Mark still blurted things that caused hurt feelings. But they were able to talk them through, resolving and reconciling the conflicts quickly, rather than allowing them to fester. As Mark recognized the impact his harsh words had on Marshéle and the kids, he worked hard to speak positively, offering praise and compliments instead of criticism.

When 14-year-old daughter Jenna vented her frustration with her father's hurtful and unpredictable behavior, Mark didn't get angry, walk out, or bark back. Instead, he was able to listen to her tearful tirade, apologize for hurting her, and tenderly reassure her of his love.

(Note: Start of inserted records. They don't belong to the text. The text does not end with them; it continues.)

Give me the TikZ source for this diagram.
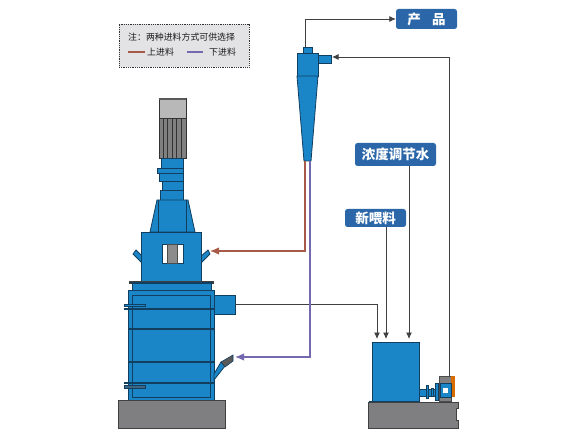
\documentclass[tikz,border=0pt]{standalone}
\usepackage{fontspec}
\setmainfont{Noto Sans CJK SC}
\usepackage{xcolor}
\usetikzlibrary{arrows.meta,positioning,calc}
\definecolor{bodyblue}{HTML}{1A86C8}
\definecolor{edgeblue}{HTML}{123F60}
\definecolor{tagblue}{HTML}{2A66A8}
\definecolor{basegray}{HTML}{7F7F82}
\definecolor{feedup}{HTML}{A85A48}
\definecolor{feeddown}{HTML}{7468AE}
\definecolor{notegray}{HTML}{E3E3E6}

\begin{document}
\begin{tikzpicture}[
  x=1pt, y=-1pt,
  >=Latex,
  vessel/.style={draw=edgeblue, line width=0.8pt, fill=bodyblue},
  band/.style={draw=edgeblue, line width=1.3pt},
  plinth/.style={draw=black!75, line width=0.8pt, fill=basegray},
  tag/.style={
    fill=tagblue,
    rounded corners=2.5pt,
    align=center,
    inner sep=0pt,
    text=white,
    font=\fontsize{13.5}{14}\selectfont\bfseries
  },
  pipe/.style={-{Latex[length=6.5pt,width=6pt]}, line width=0.8pt, black!75},
  pipeup/.style={-{Latex[length=9pt,width=7.5pt]}, line width=1.3pt, feedup},
  pipedown/.style={-{Latex[length=9pt,width=7.5pt]}, line width=1.3pt, feeddown},
  note/.style={font=\fontsize{8.9}{10}\selectfont, text=black!90, inner sep=0pt}
]
  \useasboundingbox (0,0) rectangle (579,441);

  % Legend
  \node[draw=black!80, densely dotted, line width=0.8pt, fill=notegray, minimum width=130pt,
    minimum height=43pt, inner sep=0pt] (legend) at (184,45.5) {};
  \node[note, anchor=west] (legendtext) at (128,37) {注：两种进料方式可供选择};
  \coordinate (upa) at (128,52);
  \coordinate (upb) at (145,52);
  \draw[line width=2pt, feedup] (upa) -- (upb);
  \node[note, anchor=west] (uptext) at (147,52) {上进料};
  \coordinate (downa) at (187,52);
  \coordinate (downb) at (203,52);
  \draw[line width=2pt, feeddown] (downa) -- (downb);
  \node[note, anchor=west] (downtext) at (209,52) {下进料};

  % Motor and drive
  \draw[fill=black!50, draw=black!80, line width=0.8pt] (159,118) rectangle (186,158);
  \foreach \fx in {163,167.5,172,176.5,181}
    \draw[black!80, line width=1pt] (\fx,118) -- (\fx,158);
  \draw[fill=black!28, draw=black!80, line width=0.8pt] (159,98) rectangle (186,118);
  \fill[black!65] (159,98) rectangle (186,100.5);
  \draw[vessel] (161,158) rectangle (183,168);
  \draw[vessel] (157,168) rectangle (183,173);
  \draw[vessel] (159,173) rectangle (183,181);
  \draw[vessel] (162,181) rectangle (183,190);
  \draw[vessel] (160,190) rectangle (183,200);
  \draw[vessel] (157,200) -- (188,200) -- (195,232) -- (150,232) -- cycle;
  \draw[edgeblue, line width=0.8pt] (158,200) -- (158,232) (186,200) -- (186,232);

  % Upper housing
  \draw[vessel] (133,254) -- (136,250) -- (142,256) -- (142,263) -- cycle;
  \draw[vessel] (208,250) -- (210,254) -- (201,263) -- (200,257) -- cycle;
  \draw[vessel] (141,232) rectangle (201,281);
  \draw[draw=edgeblue, line width=0.6pt, fill=white] (162,244) rectangle (183,263);
  \draw[draw=black!70, line width=0.6pt, fill=black!45] (167,244) rectangle (177,263);
  \draw[plinth, fill=edgeblue] (129,281) rectangle (213,283.5);
  \draw[vessel] (132,283.5) rectangle (211,290);

  % Tank
  \draw[vessel] (128,290) rectangle (214,400);
  \draw[edgeblue, line width=0.8pt] (132,295) rectangle (210,397);
  \foreach \by in {309,329,362,383}
    \draw[band] (128,\by) -- (214,\by);
  \draw[draw=edgeblue, line width=0.6pt, fill=bodyblue] (124,304) rectangle (145,306.5);
  \draw[edgeblue, line width=1.8pt] (124,309) -- (128,309);
  \draw[edgeblue, line width=1.8pt] (124,383) -- (128,383);
  \draw[draw=edgeblue, line width=0.6pt, fill=edgeblue!80] (124,385) rectangle (145,388);
  \draw[vessel] (214,295) rectangle (235,314);
  \draw[vessel] (214,374) -- (221,362) -- (225,366) -- (214,380) -- cycle;
  \draw[draw=edgeblue, line width=0.6pt, fill=black!65] (221,362) -- (233,355) -- (233,361) -- (225,367) -- cycle;
  \draw[plinth] (118,400) rectangle (225,428);

  % Cyclone
  \draw[vessel] (303,47) rectangle (312,53);
  \draw[vessel] (318,55) rectangle (331,63);
  \draw[vessel] (297,53) rectangle (318,76);
  \draw[vessel] (297,76) -- (318,76) -- (311,161) -- (304,161) -- cycle;

  % Mixing tank and pump
  \draw[plinth] (368,402) -- (458,402) -- (458,408) -- (456,408) -- (456,420) -- (458,420)
    -- (458,428) -- (368,428) -- cycle;
  \draw[vessel] (372,342) rectangle (419,401);
  \draw[edgeblue, line width=1.4pt] (369,401.5) -- (420,401.5);
  \draw[vessel] (419,389) rectangle (440,396);
  \draw[vessel] (426,385) rectangle (428.5,398);
  \draw[vessel] (431,388) rectangle (433,396);
  \draw[vessel] (435,383) rectangle (438,400);
  \draw[fill=black!50, draw=black!70, line width=0.6pt] (439,376) rectangle (451,401);
  \fill[orange!85!black] (451,376) rectangle (455,397);
  \draw[vessel] (440,383) rectangle (451,397);
  \fill[white] (443,388) rectangle (448,393);

  % Labels
  \node[tag, minimum width=61pt, minimum height=20pt] (product) at (426.5,19) {产\hspace{0.85em}品};
  \node[tag, minimum width=81pt, minimum height=23pt] (water) at (395.5,154.5) {浓度调节水};
  \node[tag, minimum width=61pt, minimum height=18pt] (feed) at (375.5,218) {新喂料};

  % Connector ends
  \coordinate (apex) at (305,47);
  \coordinate (inlet) at (332,57);
  \coordinate (overflow) at (235,304);
  \coordinate (pumpout) at (449,376);
  \coordinate (topout) at (305,161);
  \coordinate (lowout) at (310,161);
  \coordinate (portup) at (210,251);
  \coordinate (portdown) at (235,357);
  \coordinate (tanka) at (377,339);
  \coordinate (tankb) at (386,339);
  \coordinate (tankc) at (409,339);

  \draw[pipe] (apex) |- (product.west);
  \draw[pipe] (pumpout) |- (inlet);
  \draw[pipe] (overflow) -| (tanka);
  \draw[pipe] (feed.south -| tankb) -- (tankb);
  \draw[pipe] (water.south -| tankc) -- (tankc);
  \draw[pipeup] (topout) |- (portup);
  \draw[pipedown] (lowout) |- (portdown);
\end{tikzpicture}
\end{document}
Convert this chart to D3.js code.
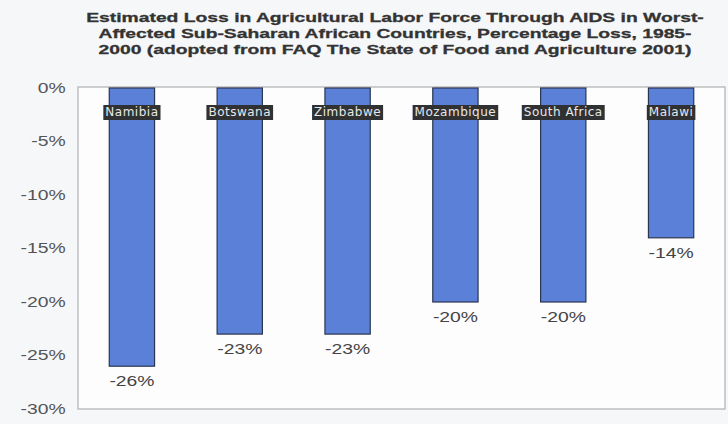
<!DOCTYPE html>
<html>
<head>
<meta charset="utf-8">
<script src="https://cdn.jsdelivr.net/npm/d3@7"></script>
<style>
  html, body { margin: 0; padding: 0; background: #f6f7f9; }
  svg { display: block; }
</style>
</head>
<body>
<div id="chart"></div>
<script>
// --- DATA ---
const countries = ["Namibia", "Botswana", "Zimbabwe", "Mozambique", "South Africa", "Malawi"];
const lossPct = [-26, -23, -23, -20, -20, -14];
const yTicks = [0, -5, -10, -15, -20, -25, -30];
const titleLines = [
  "Estimated Loss in Agricultural Labor Force Through AIDS in Worst-",
  "Affected Sub-Saharan African Countries, Percentage Loss, 1985-",
  "2000 (adopted from FAQ The State of Food and Agriculture 2001)"
];

// --- CONFIGURATION ---
const WIDTH = 728;
const HEIGHT = 424;
const PLOT = { left: 78, right: 725, top: 87, bottom: 409 };
// the scanned original is stretched sideways, so text gets a horizontal stretch
const STRETCH = 1.38;

const svg = d3.select("#chart")
  .append("svg")
  .attr("width", WIDTH)
  .attr("height", HEIGHT)
  .style("font-family", "'Liberation Sans', Arial, sans-serif");

// title
svg.append("g")
  .selectAll("text")
  .data(titleLines)
  .join("text")
  .attr("transform", (d, i) => `translate(395, ${22 + i * 16}) scale(1.43, 1)`)
  .attr("text-anchor", "middle")
  .attr("font-size", "13.5px")
  .attr("font-weight", "bold")
  .attr("stroke", "#333")
  .attr("stroke-width", 0.3)
  .attr("fill", "#333")
  .text(d => d);

// scales
const x = d3.scaleBand()
  .domain(countries)
  .range([PLOT.left, PLOT.right])
  .paddingInner(0.58)
  .paddingOuter(0.29);

const y = d3.scaleLinear()
  .domain([0, -30])
  .range([PLOT.top + 1, PLOT.bottom]);

// plot frame
svg.append("rect")
  .attr("x", PLOT.left)
  .attr("y", PLOT.top)
  .attr("width", PLOT.right - PLOT.left)
  .attr("height", PLOT.bottom - PLOT.top)
  .attr("fill", "#fdfdfe")
  .attr("stroke", "#b0b0b0")
  .attr("stroke-width", 1.2);

// y axis labels
const yAxis = d3.axisLeft(y)
  .tickValues(yTicks)
  .tickFormat(d => d + "%")
  .tickSize(0)
  .tickPadding(9);

svg.append("g")
  .attr("transform", `translate(${PLOT.left}, 0)`)
  .call(yAxis)
  .call(g => g.select(".domain").remove())
  .selectAll("text")
  .attr("transform", `scale(${STRETCH}, 1)`)
  .attr("font-family", "'Liberation Sans', Arial, sans-serif")
  .attr("font-size", "14px")
  .attr("fill", "#555");

const data = countries.map((c, i) => ({ name: c, value: lossPct[i] }));

// bars
svg.append("g")
  .selectAll("rect")
  .data(data)
  .join("rect")
  .attr("x", d => x(d.name))
  .attr("y", y(0))
  .attr("width", x.bandwidth())
  .attr("height", d => y(d.value) - y(0))
  .attr("fill", "#5b80d8")
  .attr("stroke", "#2b3550")
  .attr("stroke-width", 1.2);

// value labels below the bars
svg.append("g")
  .selectAll("text")
  .data(data)
  .join("text")
  .attr("transform", d => `translate(${x(d.name) + x.bandwidth() / 2}, ${y(d.value) + 20}) scale(${STRETCH}, 1)`)
  .attr("text-anchor", "middle")
  .attr("font-size", "14px")
  .attr("fill", "#444")
  .text(d => d.value + "%");

// category labels on dark boxes near the top of each bar
const cat = svg.append("g")
  .selectAll("g")
  .data(data)
  .join("g")
  .attr("transform", d => `translate(${x(d.name) + x.bandwidth() / 2}, 116)`);

cat.append("rect").attr("class", "bg");

cat.append("text")
  .attr("text-anchor", "middle")
  .attr("font-family", "'DejaVu Sans', Verdana, sans-serif")
  .attr("font-size", "12px")
  .attr("letter-spacing", "0.5px")
  .attr("fill", "#e8e8e8")
  .text(d => d.name);

cat.each(function () {
  const g = d3.select(this);
  const b = g.select("text").node().getBBox();
  g.select("rect.bg")
    .attr("x", b.x - 2)
    .attr("y", b.y)
    .attr("width", b.width + 4)
    .attr("height", b.height + 1)
    .attr("fill", "#2f3133");
});
</script>
</body>
</html>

In addition, Mark began sharing with Marshéle those aspects of his job that didn't require secrecy. The more stories he shared, the better Marshéle understood what was going on in his mind and heart.

After months of soul-searching and prayer, Mark felt God's leading in a new direction of service outside the armed forces. He retired from the military, and today is International Director of Humanitarian International Services Group, an organization that brings relief to widows and orphans in war- and disaster-torn countries.

Mark and Marshéle are still on a journey of healing. Though their marriage was battered by the pressures and horrors of Mark's job, their faith in God and love for each other has allowed them to build a stronger relationship. Mark's painful memories will always be part of him, and therefore, their marriage. But each day the monsters shrink, the signs of recovery grow bigger, and Mark and Marshéle draw closer.